1. 23
    1. 4

      SIMD Instructions Considered Harmful is cited by the linked article; it presents a much better case for the author’s arguments and includes real example code.

      1. 3

        I actually find that article less convincing. The real benefit of vector SIMD as far as I’m concerned is variable operand size and the ease with which compilers make better code. I have no idea whether it’s faster to have a CPU that mechanistically consumes fixed-width instructions and does what they say, or to have a CPU that essentially has a small special-purpose microcode engine for vector number crunching, but I do know that instruction density is only part of the question. Which approach is faster depends on the CPU design, and afaict which approach can be faster depends on a balance of engineering tradeoffs (memory bandwidth, # of transistors you can devote to it, etc) that is always changing. It does appear that the long-term trends are moving in favor of the vector SIMD approach, but that doesn’t mean fixed-width SIMD is evil or crazy or stupid, just that maybe its time has passed.

    2. 1

      Finally, any software that wants to use the new instruction set needs to be rewritten (or at least recompiled)

      Since that reads like a complaint - What’s a realistic situation where you compile an app where you use 128b wide simd and would like the same ops to transparently use 256b instead if available? How could that work given the code copying the values likely wouldn’t get the same treatment?

      1. 9

        This is what SVE accomplishes. When doing autovectorisation, the compiler first identifies sets of identical operations on independent data that can be executed in parallel. It then tries to split this into chunks of the available vector width.

        Consider everyone’s favourite toy example: matrix multiplication. You’re multiplying every element in a row in one matrix by every element in a column of another. The amount of available parallelism is the size of that row/column. If you’re multiplying 1000x1000 matrixes then you could (trivially, for the inner loop, excluding any loop-nest optimisations) multiply 1000 elements in parallel.

        If your elements are double-precision floating-point elements then a 128-bit vector width means that you can multiply two. You compile your code with SSE and you get a nice 2x speedup. Then AVX comes along and you could multiple four at a time, but you need to recompile and now the new version doesn’t run on older CPUs. Then AVX-512 came out and you could get an 8x speedup over your baseline, but you can’t actually ship that because most customers don’t have CPUs with AVX-512 and you don’t want to ship a third version.

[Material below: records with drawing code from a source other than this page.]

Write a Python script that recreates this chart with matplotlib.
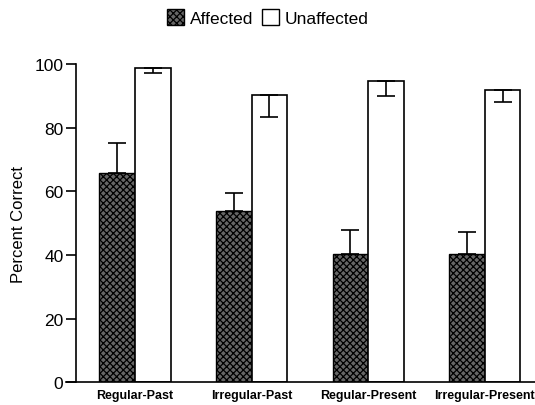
import numpy as np
import matplotlib
matplotlib.use('Agg')
import matplotlib.pyplot as plt
from matplotlib.patches import Patch

plt.rcParams['font.family'] = ['Liberation Sans', 'DejaVu Sans']
plt.rcParams['hatch.linewidth'] = 0.9

# data
conditions = ['Regular-Past', 'Irregular-Past', 'Regular-Present', 'Irregular-Present']
affected = [65.7, 53.8, 40.3, 40.3]
affected_err = [9.5, 5.6, 7.5, 6.9]
unaffected = [98.8, 90.3, 94.7, 91.8]
unaffected_err = [1.5, 6.9, 4.7, 3.7]

fig = plt.figure(figsize=(5.35, 4.06), dpi=100)
ax = fig.add_axes([0.142, 0.056, 0.858, 0.784])

x = np.arange(len(conditions))
w = 0.305

ax.bar(x - w / 2, affected, w, facecolor='#666666', edgecolor='black',
       hatch='xxxxx', linewidth=1.0, label='Affected', zorder=2)
ax.bar(x + w / 2, unaffected, w, facecolor='white', edgecolor='black',
       linewidth=1.2, label='Unaffected', zorder=2)

# error bars: up for affected, down for unaffected
ax.errorbar(x - w / 2, affected, yerr=[np.zeros(4), affected_err], fmt='none',
            ecolor='black', elinewidth=1.2, capsize=6.5, capthick=1.2, zorder=3)
ax.errorbar(x + w / 2, unaffected, yerr=[unaffected_err, np.zeros(4)], fmt='none',
            ecolor='black', elinewidth=1.2, capsize=6.5, capthick=1.2, zorder=3)

ax.set_xlim(-0.506, 3.43)
ax.set_ylim(0, 100)
ax.set_yticks([0, 20, 40, 60, 80, 100])
ax.set_xticks(x)
ax.set_xticklabels(conditions, fontsize=9, fontweight='bold')
ax.tick_params(axis='x', length=0, pad=5)
ax.tick_params(axis='y', labelsize=12.5, length=7, width=1.2, pad=2)
ax.set_ylabel('Percent Correct', fontsize=12, labelpad=6)

for s in ['top', 'right']:
    ax.spines[s].set_visible(False)
ax.spines['left'].set_linewidth(1.2)
ax.spines['bottom'].set_linewidth(1.2)
ax.spines['bottom'].set_bounds(-0.588, 3.43)

handles = [Patch(facecolor='#666666', edgecolor='black', hatch='xxxxx', label='Affected'),
           Patch(facecolor='white', edgecolor='black', label='Unaffected')]
fig.legend(handles=handles, loc='center', bbox_to_anchor=(0.5, 0.955), ncol=2,
           frameon=False, fontsize=12.5, handlelength=1.0, handleheight=1.1,
           handletextpad=0.3, columnspacing=0.5)

fig.savefig('out.png', dpi=100)
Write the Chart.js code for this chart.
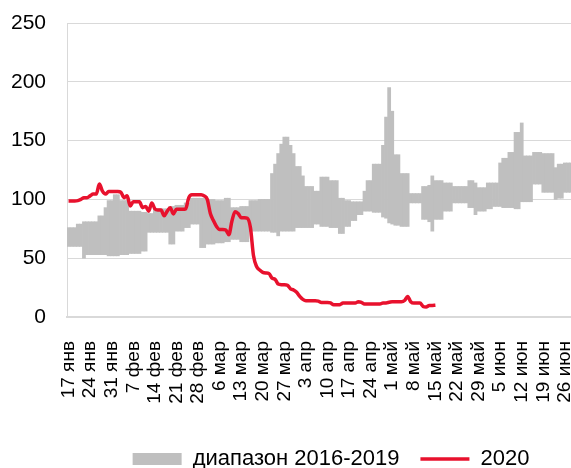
<!DOCTYPE html>
<html>
<head>
<meta charset="utf-8">
<script src="https://cdn.jsdelivr.net/npm/chart.js@4.4.1/dist/chart.umd.min.js"></script>
<style>
html,body{margin:0;padding:0;background:#fff;overflow:hidden;}
#wrap{width:662px;height:468px;}
</style>
</head>
<body>
<div id="wrap"><canvas id="c" width="662" height="468"></canvas></div>
<script>
// Months and their day counts (2020, leap year); axis runs 17 Jan .. 27 Jul (right part is cropped)
const monthNames = ['янв','фев','мар','апр','май','июн','июл'];
const monthDays = [31, 29, 31, 30, 31, 30, 31];
const startDay = 17;
const endDay = 27;

// Tick labels shown every 7 days
const tickLabels = ['17 янв','24 янв','31 янв','7 фев','14 фев','21 фев','28 фев','6 мар','13 мар','20 мар','27 мар','3 апр','10 апр','17 апр','24 апр','1 май','8 май','15 май','22 май','29 май','5 июн','12 июн','19 июн','26 июн','3 июл','10 июл','17 июл','24 июл'];

// Range 2016-2019: daily minimum
const rangeLow = [
60,60,60,60,60,50,53,53,53,53, 53,53,53,52,52,52,52,53,53,53,
54,54,54,54,56,56,72,72,72,72, 72,72,72,62,62,73,73,73,76,76,
79,79,79,59,59,62,62,62,63,63, 63,64,64,66,66,66,64,64,64,73,
73,73,73,73,73,73,72,72,69,73, 73,73,73,73,76,76,76,76,76,76,
79,79,77,77,77,76,76,76,71,71, 77,77,82,82,87,87,90,90,90,89,
89,89,85,84,80,79,78,78,77,77, 77,97,97,97,97,83,83,81,73,83,
83,83,90,90,90,97,97,97,97,97, 93,93,87,90,90,90,92,92,94,94,
94,93,93,93,93,92,92,98,98,98, 98,113,113,113,106,106,106,106,100,101,
101,106,106,106,106,106
];
// Range 2016-2019: daily maximum
const rangeHigh = [
76,76,76,79,79,81,81,81,81,81, 86,86,93,99,99,104,104,99,99,99,
90,90,90,90,89,89,88,88,92,92, 92,92,92,94,94,95,95,95,97,97,
101,101,101,101,101,100,100,100,99,99, 99,101,101,93,93,93,94,94,94,99,
99,99,100,100,100,100,122,130,139,147, 153,153,146,139,128,128,120,111,111,111,
107,107,119,119,119,116,116,116,101,101, 99,99,98,98,98,98,107,116,116,130,
130,130,146,170,195,175,138,138,122,122, 122,105,105,105,105,111,111,112,120,116,
116,116,114,114,114,111,111,111,111,111, 116,116,114,110,110,110,114,114,114,114,
131,135,135,140,140,157,157,165,137,137, 137,140,140,140,139,139,139,139,127,130,
130,131,131,131,131,131
];
// 2020
const values2020 = [
98.7,98.7,98.7,99,100,101.5,101.5,103,104.5,104.5,
113,107,104.5,106.7,106.7,106.7,106.7,106,101.5,103,
94.4,98,98,98,93,94,90,97,92,91,
91,86,90,93,87.6,91.6,91.6,91.6,92,101.5,
104,104,104,104,103,100,88,82,77,74.5,
74.5,74,70,81.6,89.6,88,84.5,84.5,84,76,
52,43,40,38,37.4,37,33,32,28,27.5,
27.5,27,24,23,21,17.5,15,13.8,13.8,13.8,
13.8,13.5,12.4,12.4,12.4,12,10.4,10.4,10.5,11.8,
11.8,12,11.8,11.8,13,12.5,11,11,11,11,
11,11,12,12,12.5,13,13,13,13,14,
17.5,13,11.8,11.8,11.8,9,8.5,9.8,9.8,10
];

// Build daily category labels
const categories = [];
for (let m = 0; m < monthNames.length; m++) {
  const first = m === 0 ? startDay : 1;
  const last = m === monthNames.length - 1 ? endDay : monthDays[m];
  for (let d = first; d <= last; d++) categories.push(d + ' ' + monthNames[m]);
}
const rangeData = categories.map((_, i) => i < rangeLow.length ? [rangeLow[i], rangeHigh[i]] : null);
const lineData = categories.map((_, i) => i < values2020.length ? values2020[i] : null);

const FONT = "'Liberation Sans', Arial, sans-serif";
const RED = '#e8112d';
const GREY = '#bfbfbf';

new Chart(document.getElementById('c'), {
  data: {
    labels: categories,
    datasets: [
      {
        type: 'bar',
        label: 'диапазон 2016-2019',
        data: rangeData,
        backgroundColor: GREY,
        borderWidth: 0,
        barPercentage: 1,
        categoryPercentage: 1,
        order: 2
      },
      {
        type: 'line',
        label: '2020',
        data: lineData,
        borderColor: RED,
        backgroundColor: RED,
        borderWidth: 3.5,
        pointRadius: 0,
        cubicInterpolationMode: 'monotone',
        spanGaps: false,
        order: 1
      }
    ]
  },
  options: {
    responsive: false,
    animation: false,
    devicePixelRatio: 1,
    layout: { padding: { top: 23, left: 0, right: 0, bottom: -12 } },
    plugins: {
      tooltip: { enabled: false },
      legend: {
        position: 'bottom',
        labels: {
          font: { family: FONT, size: 22 },
          color: '#000',
          usePointStyle: true,
          pointStyleWidth: 49,
          boxHeight: 12,
          padding: 21,
          generateLabels: () => [
            { text: 'диапазон 2016-2019', fillStyle: GREY, strokeStyle: GREY, lineWidth: 0, pointStyle: 'rect', datasetIndex: 0, hidden: false },
            { text: '2020', fillStyle: RED, strokeStyle: RED, lineWidth: 3.5, pointStyle: 'line', datasetIndex: 1, hidden: false }
          ]
        }
      }
    },
    scales: {
      x: {
        type: 'category',
        offset: true,
        grid: { display: false, drawTicks: false },
        border: { display: true, color: '#d9d9d9', width: 2 },
        ticks: {
          autoSkip: false,
          maxRotation: 90,
          minRotation: 90,
          padding: 24,
          color: '#000',
          font: { family: FONT, size: 19 },
          callback: function(value, index) {
            const lab = categories[index];
            return tickLabels.includes(lab) ? lab : null;
          }
        },
        afterFit: (s) => { s.height = 110; s.paddingLeft = 0; s.paddingRight = 0; }
      },
      y: {
        min: 0,
        max: 250,
        grid: { color: '#d9d9d9', lineWidth: 1, drawTicks: false },
        border: { display: true, color: '#d9d9d9', width: 1 },
        ticks: {
          stepSize: 50,
          padding: 21,
          color: '#000',
          font: { family: FONT, size: 21 }
        },
        afterFit: (s) => { s.width = 67; s.paddingTop = 0; s.paddingBottom = 0; }
      }
    }
  }
});
</script>
</body>
</html>
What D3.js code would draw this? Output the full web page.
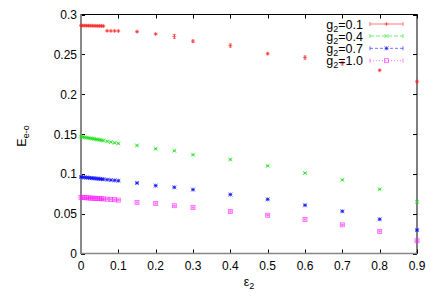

        With something like SVE, the compiler instead emits a loop that queries the vector width and emits loads, multiplies, and stores for every element. Because 1000 is not a power of two (or, if it’s not a constant, is not known at compile time to be a power of two), it will also include a tail portion that uses masked operations so the last chunk will use less than the whole register.

        If you run this on a mobile device with a 128-bit vector unit, each loop iteration will multiply two elements (assuming no loop unrolling). If you run the same binary on a Fujitsu supercomputer then each loop will multiply 8 elements, possibly 16 in the next generation, with no recompile.

      2. 6

        To complement other answers, there’s the generic concept of SWAR, “SIMD within a register”, also known as “broadword” techniques. In SWAR, any operation which can be done on a list of single-width data can be doubled up to operate on a list of double-width data, which corresponds to your example of 128 to 256 bits. In general, SWAR algorithms get faster as they are ported to ISAs with wider busses. It is a simplified (decategorified) analogue of programming a GPU, where different workloads can run with differing amounts of parallelism without altering the physical processor.

      3. 5

        Since that reads like a complaint - What’s a realistic situation where you compile an app where you use 128b wide simd and would like the same ops to transparently use 256b instead if available? How could that work given the code copying the values likely wouldn’t get the same treatment?

        LINPACK, simulations, weather prediction, many of the SPEC floating point benchmarks, and other HPC applications can benefit substantially from wider vector registers. The author’s alternative is variable length vector registers such as ARM’s SVE. Vector width depends on the implementation; no code changes are needed for wider vector registers.

      4. 3

        Every time you apply the same (series of) operations to thousands or millions of items (e.g. compute a sum of two vectors). In such case it doesn’t matter how many items you process per instruction.

        A special case of this is autovectorization. You write a loop that processes one item at a time, and pray that the compiler can figure out how to apply widest instructions possible.

        1. 1

          In such case it doesn’t matter how many items you process per instruction.

          But it does! If you know you don’t need a precise answer, then going for 4x low-precision op often gives you speedup over 2x high-precision.

          1. 1

            If you know you can use low precision, and have 1000 elements to process, then you don’t care if it’s 250 instructions of 4x low-precision on 4x-wide hardware, or 125 instructions of 8x low-precision on 8x-wide hardware, or 1 instruction on vector hardware, or 1000 instructions on non-SIMD hardware. It only matters that you get the fastest/widest instruction each hardware can do.

      5. 3

        Video games doing vector/matrix ops.

      6. 2

        I think utf-8 validation with SIMD falls under this use case since its “how many bytes can you check at once?” It has been a while since I read the paper though.